We are Running Away Naked

We are Running Away Naked February 16, 2017

First, he ran away naked.
First, he ran away naked.

When Jesus was arrested, not many people covered themselves in glory, but one person in particular wasn’t covered at all. The  historical records note:

And a young man followed him, with nothing but a linen cloth about his body; and they seized him, but he left the linen cloth and ran away naked.

This odd bit of history is only recorded by John Mark and so most scholars think the streaker was almost surely John Mark. When my dad named me, he handed out copies of the Gospel of Mark instead of cigars, more wholesome if a bit disappointing, but I don’t think he knew the mixed blessing this seemed to me as a young man.

Saint John is the beloved disciple and wrote the most profound of the records of Jesus’ life. The Greek is so beautiful that we studied it during my secular graduate education for literary excellence. John Mark’s gospel always seemed like comic book prose by comparison, Jesus is always doing things suddenly.

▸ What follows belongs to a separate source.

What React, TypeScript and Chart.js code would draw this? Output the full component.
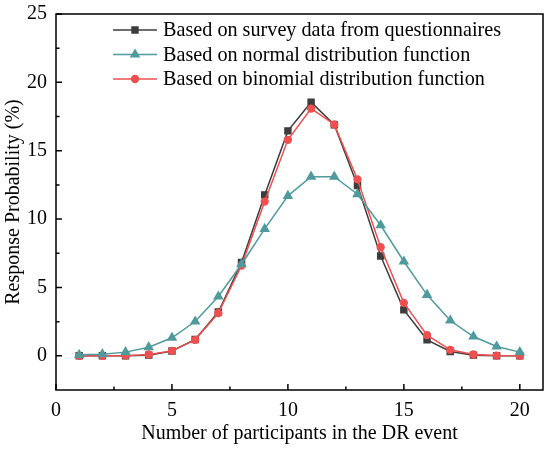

If Saint John reads as the “word becoming flesh and dwelling among us,” then John Mark reads like the gospel of Biff! Bam! Pow!

Of course, worst of all, John Mark also runs away from Paul and Barnabas on a mission trip. When the going got tough, John Mark got going, though this time he appears to have been clothed. Arguing over whether to give John Mark a second chance split up the band of Paul and Barnabas . . . making John Mark the Yoko Ono of the early missionary movement.

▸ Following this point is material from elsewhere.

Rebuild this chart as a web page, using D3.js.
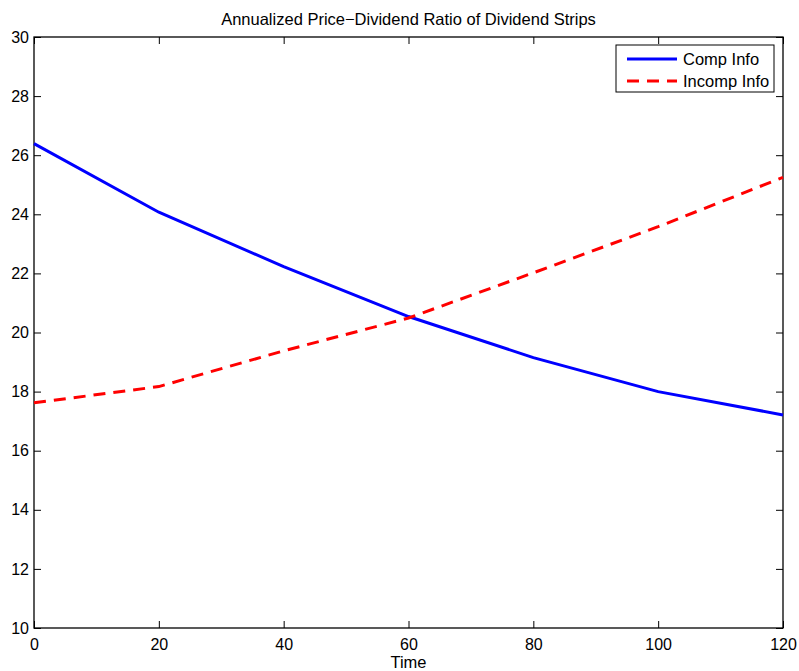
<!doctype html>
<html>
<head>
<script src="https://d3js.org/d3.v7.min.js"></script>
<style>
  body { margin: 0; background: #fff; }
  text { font-family: "Liberation Sans", Arial, Helvetica, sans-serif; }
</style>
</head>
<body>
<div class="graph"></div>
<script>
var times = [0, 20, 40, 60, 80, 100, 120];
var compInfo = [26.39, 24.07, 22.23, 20.54, 19.15, 18.0, 17.21];
var incompInfo = [17.62, 18.17, 19.38, 20.49, 22.02, 23.58, 25.25];
var xTicks = [0, 20, 40, 60, 80, 100, 120];
var yTicks = [10, 12, 14, 16, 18, 20, 22, 24, 26, 28, 30];
var seriesNames = ['Comp Info', 'Incomp Info'];

var width = 799, height = 671;
var plotLeft = 34, plotRight = 783, plotTop = 37, plotBottom = 628;

var svg = d3.select('.graph').append('svg')
  .attr('width', width)
  .attr('height', height);

var x = d3.scaleLinear().domain([0, 120]).range([plotLeft, plotRight]);
var y = d3.scaleLinear().domain([10, 30]).range([plotBottom, plotTop]);

// axes, ticks inward like matlab
var tickLen = 7;
svg.append('g').attr('transform', 'translate(0,' + plotBottom + ')')
  .call(d3.axisBottom(x).tickValues(xTicks).tickSize(-tickLen).tickPadding(11))
  .call(function(g) {
    g.select('.domain').remove();
    g.selectAll('text').attr('font-size', 16).attr('fill', '#000');
    g.selectAll('line').attr('stroke', '#000');
  });
svg.append('g').attr('transform', 'translate(0,' + plotTop + ')')
  .call(d3.axisTop(x).tickValues(xTicks).tickSize(-tickLen).tickFormat(''))
  .call(function(g) { g.select('.domain').remove(); g.selectAll('line').attr('stroke', '#000'); });
svg.append('g').attr('transform', 'translate(' + plotLeft + ',0)')
  .call(d3.axisLeft(y).tickValues(yTicks).tickSize(-tickLen).tickPadding(5))
  .call(function(g) {
    g.select('.domain').remove();
    g.selectAll('text').attr('font-size', 16).attr('fill', '#000');
    g.selectAll('line').attr('stroke', '#000');
  });
svg.append('g').attr('transform', 'translate(' + plotRight + ',0)')
  .call(d3.axisRight(y).tickValues(yTicks).tickSize(-tickLen).tickFormat(''))
  .call(function(g) { g.select('.domain').remove(); g.selectAll('line').attr('stroke', '#000'); });

svg.append('rect')
  .attr('x', plotLeft).attr('y', plotTop)
  .attr('width', plotRight - plotLeft).attr('height', plotBottom - plotTop)
  .attr('fill', 'none').attr('stroke', '#000').attr('stroke-width', 1.3);

var line = d3.line().x(function(d) { return x(d[0]); }).y(function(d) { return y(d[1]); });

svg.append('path')
  .datum(d3.zip(times, compInfo))
  .attr('d', line)
  .attr('fill', 'none').attr('stroke', '#0000ff').attr('stroke-width', 3);

svg.append('path')
  .datum(d3.zip(times, incompInfo))
  .attr('d', line)
  .attr('fill', 'none').attr('stroke', '#ff0000').attr('stroke-width', 3)
  .attr('stroke-dasharray', '12,8');

// title and label
svg.append('text')
  .attr('x', (plotLeft + plotRight) / 2).attr('y', 25)
  .attr('text-anchor', 'middle').attr('font-size', 16.5)
  .text('Annualized Price\u2212Dividend Ratio of Dividend Strips');
svg.append('text')
  .attr('x', (plotLeft + plotRight) / 2).attr('y', 668)
  .attr('text-anchor', 'middle').attr('font-size', 16.5)
  .text('Time');

// legend
var legend = svg.append('g');
legend.append('rect')
  .attr('x', 616).attr('y', 45).attr('width', 158).attr('height', 47)
  .attr('fill', '#fff').attr('stroke', '#000').attr('stroke-width', 1);
var colors = ['#0000ff', '#ff0000'];
var dashes = [null, '12,8'];
seriesNames.forEach(function(name, i) {
  var ly = 59 + i * 22;
  legend.append('line')
    .attr('x1', 627).attr('x2', 677).attr('y1', ly).attr('y2', ly)
    .attr('stroke', colors[i]).attr('stroke-width', 3)
    .attr('stroke-dasharray', dashes[i]);
  legend.append('text')
    .attr('x', 683).attr('y', ly + 6)
    .attr('font-size', 16.5)
    .text(name);
});
</script>
</body>
</html>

This was not as encouraging as being Peter, named for the Prince of the Apostles, or Paul, the chief of the Apostles. Instead, I was named for the guy who boldly ran away . . . once naked.

Yet I came to understand a  bit about this greater John Mark as I got older. He had a Jewish first name, John, and a Roman second name, Mark. He was a reminder that “God is gracious” and a “Son of Mars.” Being named for both the true God and the god of war suggests a Jewish mother and a Roman father . . . conflict from day one. If my education has been anything, it has been deeply Christian and deeply Greco-Roman. I feel the tension, even if not so deeply as John Mark.

The interesting thing is that as he became redeemed . . . and stopped running away, he became known as Mark and not John. Perhaps this is because there already was a Gospel writer named John, but I think it more likely that this man who kept running away redeemed his Roman name. He became a man of spiritual warfare.

If Mars was a false god to the Romans, he was a false echo of a good reality. There is a divine warrior who battles for the people of God: Michael, the archangel. He is the true Mars, the untwisted image that the Romans saw badly. Mark was most unwarlike, but then so was Mars. Homer was the Greek version of this god crying and howling when he is injured. He is not a winner so much as a destroyer. He boldly runs away.

Mark started like Mars, but ended a god of war redeemed by the God of War. John Mark stopped running away and helped to spread the Gospel.

I think just now we face a choice, as John Mark did, between running away naked like Mars or allowing the John in us (God’s grace) to transform us. We can choose power unredeemed and surely find ourself naked and running away from defeat or we can be redeemed and become useful for service. 

Oddly, we become Mark by the grace of being John.

Just now, many of us feel a tension between our very real heritage as Americans and our patrimony as church children. Some of us have tried to stand up to power and ended up naked and running away. Some of us venture forth on a mission from God only to run away when the heat increases.

God is calling us to allow both sides of our nature to fuse: grace transforming our flawed American heritage into something great. If so, like John Mark, we can make our pagan heritage great. The man who ran away naked ended up writing a Gospel, covered in grace and the Glory of God. There is hope for us all.